Riley retired from Anoka County and Northwestern Bell and was considered a lifelong, tireless social activist. There are few organizations engaged with the Asian Pacific American community that have not had her support in Minnesota. Among those she’d been involved in were Pan Asian Voices for Equality, Pan Pacific and Southeast Asia Women’s Association, Sister Song and the Bootjack Saddle Club.
Riley was active in the National Organization for Women, where she served on several committees and authored or co-authored many resolution on issues from global feminism to indigenous peoples, and sexual harassment.
She initiated or joined local efforts as they formed in response including the Miss Saigon Protest Committee to bring awareness to insensitivity regarding the casting and production of the play and its many stereotypes it perpetuated regarding Asian Americans. She also mobilized the Asian community in support of Native Americans that were facing racism and hate regarding their treaty and spear fishing rights in Northern Wisconsin.
“She was one of the great lights and consciences of Minnesota and played a significant role in helping to make the Asian Pacific American community in Minnesota as vibrant and strong as it is today, with a deep sense of community,” states Bryan Thao Worra, who nominated Riley.
Riley worked tireless to advance the causes of women, Asian Pacific Islanders, artists and overall society. She was outspoken and her efforts focused on educating people about the effects of negative thoughts, stereotypes and images. She was not afraid to stand out on her own even when others would hesitate.
Karen Tanaka Lucas, coordinator for Pan Asian American Voices for Equality, said Riley had a glowing presence that was accentuated by her clash of Irish and Chinese, but with a glowing smile and gentle voice. She also called her a pioneer with incredible strength and focus as a founding member of the Asian American Renaissance and other Minnesota efforts from 1980s to the 2000s.
“She was one of the first people who would welcome you to a working potluck or meeting,” said Lucas. “She was there in front with the Miss Saigon Protest and the CAAR (Community Action Against Racism) head on attack of KQRS and Tom Bernard’s denigration of the Hmong community.
“She was in front helping to plan the Duy Ngo campaign and our assault on the mayor’s office. As one of the core members of PAAVE she never lost her passion for justice and never wavered in her stand against racism.”

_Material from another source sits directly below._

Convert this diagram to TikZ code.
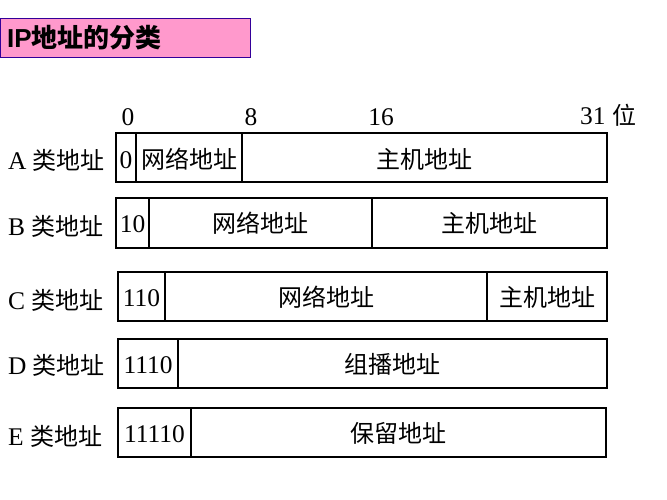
\documentclass[tikz,border=0pt]{standalone}
\usepackage{fontspec}
\usepackage{tikz}
\usetikzlibrary{positioning}
\setmainfont{Liberation Serif}[Scale=1.06]
\newfontfamily\cjk{Noto Sans CJK SC}
\newfontfamily\titlefont{Liberation Sans}
\definecolor{titlepink}{RGB}{255,153,204}
\definecolor{titleline}{RGB}{51,0,153}

\begin{document}
\begin{tikzpicture}[x=1pt, y=-1pt,
    fld/.style={draw=black, line width=2pt, inner sep=0pt, outer sep=0pt,
        text height=22, text depth=2,
        minimum height=49, font=\fontsize{24}{28}\selectfont},
    cls/.style={anchor=west, inner sep=0pt, text height=22, text depth=2,
        font=\fontsize{24}{28}\selectfont},
    bit/.style={inner sep=0pt, font=\fontsize{24}{28}\selectfont}]
\useasboundingbox (0,0) rectangle (667,500);
\node [draw={titleline}, fill=titlepink, line width=1pt, rectangle, inner sep=0pt,
    minimum width=250, minimum height=39, anchor=north west] (title) at (0,18) {};
\node [anchor=west, inner sep=0pt, font=\fontsize{26}{30}\selectfont\bfseries]
    (titletext) at (7,38) {\titlefont IP\cjk 地址的分类};

\node[bit] (b0) at (128,117) {0};
\node[bit] (b8) at (251,117) {8};
\node[bit] (b16) at (381,117) {16};
\node[bit, anchor=west] (b31) at (580,115) {31 {\cjk 位}};

% A
\node[cls] (la) at (8,160) {A {\cjk 类地址}};
\node[fld, minimum width=20, anchor=west] (a0) at (116,158) {0};
\node[fld, minimum width=106, right=0pt of a0] (anet) {\cjk 网络地址};
\node[fld, minimum width=365, right=0pt of anet] (ahost) {\cjk 主机地址};

% B
\node[cls] (lb) at (8,225) {B {\cjk 类地址}};
\node[fld, minimum width=33, anchor=west] (b10) at (116,223) {10};
\node[fld, minimum width=223, right=0pt of b10] (bnet) {\cjk 网络地址};
\node[fld, minimum width=235, right=0pt of bnet] (bhost) {\cjk 主机地址};

% C
\node[cls] (lc) at (8,299) {C {\cjk 类地址}};
\node[fld, minimum width=47, anchor=west] (c110) at (118,296) {110};
\node[fld, minimum width=322, right=0pt of c110] (cnet) {\cjk 网络地址};
\node[fld, minimum width=120, right=0pt of cnet] (chost) {\cjk 主机地址};

% D
\node[cls] (ld) at (8,364) {D {\cjk 类地址}};
\node[fld, minimum width=60, anchor=west] (d1110) at (118,363) {1110};
\node[fld, minimum width=429, right=0pt of d1110] (dgrp) {\cjk 组播地址};

% E
\node[cls] (le) at (8,435) {E {\cjk 类地址}};
\node[fld, minimum width=73, anchor=west] (e11110) at (118,432) {11110};
\node[fld, minimum width=415, right=0pt of e11110] (eres) {\cjk 保留地址};
\end{tikzpicture}
\end{document}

Tanaka said Riley was a great role model to her children and other youth on the issues she worked especially with racism. “She showed them how to continually ask the challenging questions in facing down her opponents and inciting her peers,” she added.
In addition to her social and human rights work, Riley enjoyed organizing the Hawaiian and Pacific Islander community with events that help teach the language, culture and history of the Native Hawaiians and the Polynesians.
To her last days she was yet organizing another campaign to address what she called non-Native Hawaiians and non-Pacific Islander groups emulating these cultures through arts, music, hula and storytelling.
Riley has said some groups were presenting to the public as the cultures they were co-opting from in the interest of profit – and to her it was as insulting as the universities and professional sports teams that still use the Native American mascot for their teams.
“We have lost a fearless and a stalwart leader,” said Tanaka. “We have lost a warm and open friend. We have lost a quirky, gloriously undefined and uncontrolled force for justice.”
Riley’s family said their matriarch reminded them often that to truly learn and grow to think for themselves they must find answers to their own questions and curiosities. Otherwise, others will speak for you and voice your matters and that this is not enabling.